EDIT: Combined suggestions from below, here's updated code however now I'm getting a Parse error: syntax error, unexpected T_ECHO in /path/to/upload.php on line 32
New upload.php
<?php
//This is the directory where images will be saved
$extension = explode(".", $_FILES['upload']['name']);
$extension = $extension[count($extension)-1];
$target = "uploads/";
$target = $target . $_POST['snumber'] . "." . $extension;
//This gets all the other information from the form and prevents SQL injection
$fname=$_POST['fname'];
$lname=$_POST['lname'];
$upload=($_FILES['upload']['name']);
$snumber=$_POST['snumber'];
$grade=$_POST['grade'];
$email=$_POST['email'];
//Checks if submission already exists
if(file_exists($target))
{
echo "This submission already exists.
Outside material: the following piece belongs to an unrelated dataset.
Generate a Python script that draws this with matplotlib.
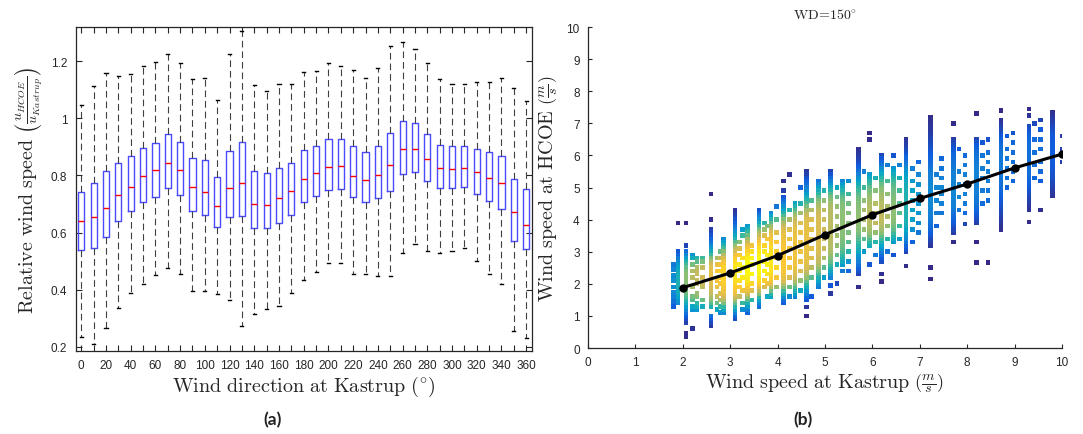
import numpy as np
import matplotlib
matplotlib.use('Agg')
import matplotlib.pyplot as plt
from matplotlib.colors import LinearSegmentedColormap

plt.rcParams['mathtext.fontset'] = 'cm'
plt.rcParams['font.family'] = ['Liberation Sans', 'DejaVu Sans']

# ---- (a) relative wind speed per wind direction (box statistics) ----
directions = [0, 10, 20, 30, 40, 50, 60, 70, 80, 90, 100, 110, 120, 130, 140, 150, 160, 170, 180,
              190, 200, 210, 220, 230, 240, 250, 260, 270, 280, 290, 300, 310, 320, 330, 340, 350, 360]
whisk_hi = [1.047, 1.112, 1.158, 1.147, 1.154, 1.182, 1.196, 1.225, 1.192, 1.137, 1.140, 1.063, 1.225,
            1.305, 1.116, 1.095, 1.119, 1.119, 1.161, 1.165, 1.193, 1.182, 1.168, 1.140, 1.175, 1.253,
            1.267, 1.243, 1.193, 1.137, 1.119, 1.119, 1.126, 1.126, 1.140, 1.105, 1.060]
q3 = [0.741, 0.772, 0.815, 0.843, 0.867, 0.896, 0.915, 0.944, 0.918, 0.860, 0.853, 0.795, 0.886,
      0.916, 0.815, 0.808, 0.827, 0.845, 0.888, 0.902, 0.927, 0.927, 0.902, 0.881, 0.902, 0.948,
      0.989, 0.984, 0.944, 0.907, 0.902, 0.902, 0.892, 0.881, 0.867, 0.787, 0.754]
med = [0.639, 0.653, 0.685, 0.730, 0.758, 0.797, 0.819, 0.844, 0.819, 0.758, 0.741, 0.692, 0.755,
       0.772, 0.699, 0.695, 0.720, 0.744, 0.787, 0.808, 0.829, 0.832, 0.797, 0.783, 0.800, 0.836,
       0.892, 0.892, 0.857, 0.825, 0.822, 0.825, 0.811, 0.790, 0.772, 0.671, 0.625]
q1 = [0.540, 0.545, 0.586, 0.639, 0.674, 0.706, 0.725, 0.756, 0.732, 0.674, 0.663, 0.618, 0.653,
      0.657, 0.615, 0.615, 0.632, 0.660, 0.706, 0.727, 0.750, 0.751, 0.723, 0.706, 0.720, 0.744,
      0.804, 0.813, 0.779, 0.755, 0.755, 0.758, 0.734, 0.712, 0.681, 0.569, 0.541]
whisk_lo = [0.236, 0.212, 0.268, 0.338, 0.390, 0.422, 0.451, 0.475, 0.455, 0.395, 0.395, 0.384, 0.364,
            0.275, 0.317, 0.334, 0.345, 0.390, 0.436, 0.461, 0.492, 0.492, 0.455, 0.454, 0.447, 0.447,
            0.527, 0.559, 0.534, 0.527, 0.534, 0.545, 0.499, 0.457, 0.420, 0.255, 0.230]
dir_labels = [0, 20, 40, 60, 80, 100, 120, 140, 160, 180, 200, 220, 240, 260, 280, 300, 320, 340, 360]

# ---- (b) WD=150 deg scatter: solid runs of points in the Kastrup speed columns ----
run_x = [1.90, 2.07, 2.07, 2.59, 2.59, 2.86, 3.10, 3.36, 3.61, 3.86, 4.12, 4.37, 4.61, 4.86,
         5.11, 5.37, 5.70, 5.94, 6.19, 6.44, 6.71, 7.22, 7.71, 8.20, 8.71, 9.30, 9.80]
run_lo = [1.4, 0.8, 0.35, 1.3, 0.7, 1.1, 0.9, 1.1, 1.3, 1.6, 1.4, 1.6, 1.5, 1.9,
          2.2, 2.6, 2.3, 3.2, 2.7, 3.3, 3.0, 3.2, 3.6, 3.9, 3.7, 4.3, 4.75]
run_hi = [3.0, 3.0, 0.5, 3.7, 1.0, 3.4, 4.3, 3.8, 4.3, 4.2, 4.7, 4.5, 5.5, 5.2,
          5.5, 5.2, 6.2, 5.4, 6.0, 5.6, 6.5, 7.2, 6.5, 6.5, 7.1, 6.9, 7.35]

# scattered points between the columns and outliers
side_x = [1.80, 1.90, 2.07, 2.20, 2.30, 2.42, 2.59, 2.72, 2.80, 3.20, 3.26, 3.46, 3.72, 3.78,
          3.98, 4.12, 4.25, 4.48, 4.61, 4.72, 4.98, 5.11, 5.25, 5.37, 5.50, 5.70, 5.82, 5.94,
          6.07, 6.19, 6.32, 6.44, 6.57, 6.71, 6.84, 6.97, 7.22, 7.35, 7.46, 7.71, 7.83, 7.95,
          8.20, 8.32, 8.44, 8.71, 8.84, 8.97, 9.30, 9.42, 9.55, 10.0]
side_y = [
    [1.3, 1.45, 1.6, 1.75, 1.9, 2.1, 2.25, 2.45, 2.6],
    [3.9],
    [3.2, 3.9],
    [0.6, 1.2, 1.3, 1.5, 1.6, 1.9, 2.2, 2.4, 2.6, 2.8, 2.9],
    [1.2, 1.3, 1.4, 1.6, 1.7, 2.0, 2.1, 2.3, 2.4, 2.5, 2.7, 2.8],
    [1.3, 1.5, 1.9, 2.0, 2.2, 2.5, 2.7, 2.8],
    [4.0, 4.8],
    [1.2, 1.4, 1.6, 1.9, 2.1, 2.4, 2.6, 2.8],
    [1.1, 1.3, 1.5, 1.7, 2.0, 2.2, 2.4, 2.6, 2.8, 3.0],
    [1.6, 1.9, 2.1, 2.4, 2.6, 2.9, 3.1, 3.3],
    [1.2, 1.4, 1.8, 2.2, 2.5, 2.8, 3.5, 3.7],
    [1.5, 1.8, 2.0, 2.3, 2.6, 2.8, 3.0, 3.2],
    [1.9, 2.1, 2.4, 2.7, 3.0, 3.2, 3.5, 3.7, 3.9],
    [1.6, 2.0, 2.3, 2.6, 2.9, 3.4, 3.8],
    [1.9, 2.2, 2.5, 2.8, 3.0, 3.3, 3.6, 4.0, 4.4],
    [4.9, 5.2],
    [1.6, 1.9, 2.2, 2.5, 2.8, 3.1, 3.4, 3.7, 4.0, 4.3, 5.4],
    [1.8, 2.1, 2.4, 2.7, 3.0, 3.3, 3.6, 3.9, 4.2, 4.5, 5.0],
    [1.0, 1.28],
    [1.6, 2.2, 2.5, 2.8, 3.1, 3.4, 3.7, 4.0, 4.3, 4.6],
    [2.2, 2.5, 2.8, 3.1, 3.4, 3.7, 4.0, 4.3, 4.6, 4.9],
    [1.7, 1.95],
    [2.0, 2.6, 2.9, 3.2, 3.5, 3.8, 4.1, 4.4, 4.7, 5.0],
    [2.4],
    [2.4, 2.7, 3.0, 3.3, 3.6, 3.9, 4.2, 4.5, 4.8, 5.2],
    [1.9],
    [3.0, 3.4, 3.7, 4.0, 4.3, 4.6, 5.0, 5.5],
    [2.6, 6.5, 6.7],
    [2.9, 3.3, 3.6, 3.9, 4.2, 4.5, 4.9, 5.3],
    [2.07, 2.3],
    [3.0, 3.4, 3.8, 4.1, 4.4, 4.8, 5.2, 5.7],
    [2.9, 6.0],
    [3.4, 3.8, 4.2, 4.5, 4.9, 5.3, 5.7],
    [2.56],
    [3.3, 3.7, 4.0, 4.3, 4.6, 4.9, 5.2, 5.6],
    [3.6, 3.9, 4.2, 4.5, 4.8, 5.1, 5.4, 5.8],
    [2.15, 2.5],
    [3.8, 4.2, 4.6, 5.0, 5.4],
    [4.2, 4.5, 4.8, 5.0, 5.3, 5.6, 5.9],
    [3.3, 7.0],
    [4.3, 4.7, 5.1, 5.5, 6.2],
    [3.86, 4.2, 4.5, 4.8, 5.1, 5.4, 5.7, 6.0],
    [2.66, 3.3, 7.3],
    [4.5, 4.9, 5.3, 5.6, 6.0, 6.4],
    [2.67, 4.6, 4.9, 5.2, 5.5, 5.8, 6.1, 6.5],
    [7.4],
    [5.0, 5.3, 5.6, 5.9, 6.2, 6.6],
    [5.2, 5.5, 5.8, 6.1, 6.4, 6.7],
    [3.93, 7.25, 7.45],
    [5.3, 5.7, 6.1, 6.5, 7.0],
    [4.3, 5.2, 5.5, 5.8, 6.2, 6.5, 6.8, 7.1],
    [5.8, 6.2, 6.6],
]

# binned mean line
mean_x = [2, 3, 4, 5, 6, 7, 8, 9, 10]
mean_y = [1.88, 2.34, 2.88, 3.53, 4.15, 4.66, 5.11, 5.61, 6.04]

parula = LinearSegmentedColormap.from_list(
    'parula', ['#352a87', '#0f5cdd', '#1481d6', '#06a4ca', '#2eb7a4',
               '#87bf77', '#d1bb59', '#fec832', '#f9fb0e'])

fig = plt.figure(figsize=(10.83, 4.35), dpi=100)
ink = '#262626'

# ---------------- (a) ----------------
ax1 = fig.add_axes([0.0699, 0.1908, 0.4211, 0.7448])
stats = []
for i in range(len(directions)):
    stats.append(dict(med=med[i], q1=q1[i], q3=q3[i], whislo=whisk_lo[i],
                      whishi=whisk_hi[i], fliers=[]))
ax1.bxp(stats, positions=directions, widths=5, capwidths=2.5, showfliers=False,
        manage_ticks=False,
        boxprops=dict(color='#4a4aff', lw=1.0),
        medianprops=dict(color='#ff0000', lw=1.0),
        whiskerprops=dict(color='#404040', lw=0.8, ls=(0, (6, 3.5))),
        capprops=dict(color='black', lw=1.0))
ax1.set_xlim(-4.5, 364.5)
ax1.set_ylim(0.186, 1.319)
ax1.set_xticks(directions, minor=True)
ax1.set_xticks(dir_labels)
ax1.set_xticklabels([str(d) for d in dir_labels])
ax1.set_yticks([0.2, 0.4, 0.6, 0.8, 1.0, 1.2])
ax1.set_yticklabels(['0.2', '0.4', '0.6', '0.8', '1', '1.2'])
ax1.tick_params(which='both', direction='in', top=True, right=True, length=4, width=0.8,
                labelsize=8.5, colors=ink, pad=6)
for s in ax1.spines.values():
    s.set_color(ink)
    s.set_linewidth(0.9)
ax1.set_xlabel(r'$\mathrm{Wind\ direction\ at\ Kastrup\ }(^{\circ})$', fontsize=14.5,
               color=ink, labelpad=2)
ax1.set_ylabel(r'$\mathrm{Relative\ wind\ speed\ }\left(\frac{u_{HCOE}}{u_{Kastrup}}\right)$',
               fontsize=14.5, color=ink, labelpad=4)

# ---------------- (b) ----------------
ax2 = fig.add_axes([0.543, 0.1977, 0.4376, 0.7379])
px, py = [], []
for x, lo, hi in zip(run_x, run_lo, run_hi):
    ys = np.arange(lo, hi + 1e-6, 0.1)
    px.extend([x] * len(ys))
    py.extend(ys)
for x, ys in zip(side_x, side_y):
    px.extend([x] * len(ys))
    py.extend(ys)
px = np.array(px)
py = np.array(py)
dx = (px[:, None] - px[None, :]) / 0.3
dy = (py[:, None] - py[None, :]) / 0.35
dens = np.exp(-0.5 * (dx ** 2 + dy ** 2)).sum(axis=1)
dens = (dens - dens.min()) / (dens.max() - dens.min())
dens = dens ** 2.1
order = np.argsort(dens)
ax2.scatter(px[order], py[order], c=dens[order], cmap=parula, marker='s', s=11,
            linewidths=0, zorder=2)
ax2.plot(mean_x, mean_y, color='black', lw=2.2, marker='o', ms=5, zorder=3)
ax2.set_xlim(0, 10)
ax2.set_ylim(0, 10)
ax2.set_xticks(range(11))
ax2.set_yticks(range(11))
ax2.spines['top'].set_visible(False)
ax2.spines['right'].set_visible(False)
for s in ['left', 'bottom']:
    ax2.spines[s].set_color(ink)
    ax2.spines[s].set_linewidth(0.9)
ax2.tick_params(direction='in', length=3, width=0.8, labelsize=8.5, colors=ink, pad=6)
ax2.set_title(r'$\mathrm{WD}\!=\!\mathrm{150}^{\circ}$', fontsize=10, color=ink, pad=6)
ax2.set_xlabel(r'$\mathrm{Wind\ speed\ at\ Kastrup\ }\left(\frac{m}{s}\right)$', fontsize=14.5,
               color=ink, labelpad=2)
ax2.set_ylabel(r'$\mathrm{Wind\ speed\ at\ HCOE\ }\left(\frac{m}{s}\right)$', fontsize=14.5,
               color=ink, labelpad=5)

fig.text(0.252, 0.035, '(a)', fontsize=12.5, fontweight='bold', family=['Lato', 'DejaVu Sans'],
         ha='center', va='center', color='#222222')
fig.text(0.741, 0.035, '(b)', fontsize=12.5, fontweight='bold', family=['Lato', 'DejaVu Sans'],
         ha='center', va='center', color='#222222')

fig.savefig('out.png', dpi=100)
Please check that you have entered all values correctly. If this is an error please contact support";
}
else
{
//Now that file doesn't exist, move it.
move_uploaded_file($_FILES['upload']['tmp_name'], $target);
//MYSQL CONNECTION
mysql_connect("localhost", "db_user", "password") or die(mysql_error()) ;
mysql_select_db("db_name") or die(mysql_error()) ;
//MYSQL Entry
mysql_query("INSERT INTO Table (fname, lname, snumber, grade, email, target) VALUES ('".mysql_real_escape_string($fname)."', '".mysql_real_escape_string($lname)."', '".mysql_real_escape_string($snumber)."', '".mysql_real_escape_string($grade)."', '".mysql_real_escape_string($email)."', '".mysql_real_escape_string($target)."')")
echo "Your submission was successful and we have received your portfolio. Your marks will be sent out to $email.";
}
?>
Looks like you're storing the target in your database, so you can either check the database to see if that file already exists or you can use php's file_exists() function.
DB you obviously run the query before that insert statement and make your conditional based off the results.
Otherwise,
if(file_exists($target))
{
echo 'error';
}
else
{
move_uploaded_file($_FILES['upload']['tmp_name'], $target);
// do success things here
}
file exists may require the full path. If it doesn't work right away see if prepending $_SERVER['DOCUMENT_ROOT'] helps.
I have solved this issue by applying an ajax query before submitting the form and the file
var param = "action=testfile&dirpath=" + dirpath + "&file=" + filename;
$.ajax({
type: "GET",
url: 'combi/testfile.php',
data: param,
success: function(data) {
test data .... if OK submit.
}
In testfile.php you test for the file and echo out the data
if($_GET['action'] == 'testfile'){
$msg = '';
$basedirpath = $_GET['dirpath'] . "/";
if(file_exists($basedirpath . $_GET['file'])) {
$msg = 'exists';
}
echo $msg;
}
$msg is returned in the data in the ajax call.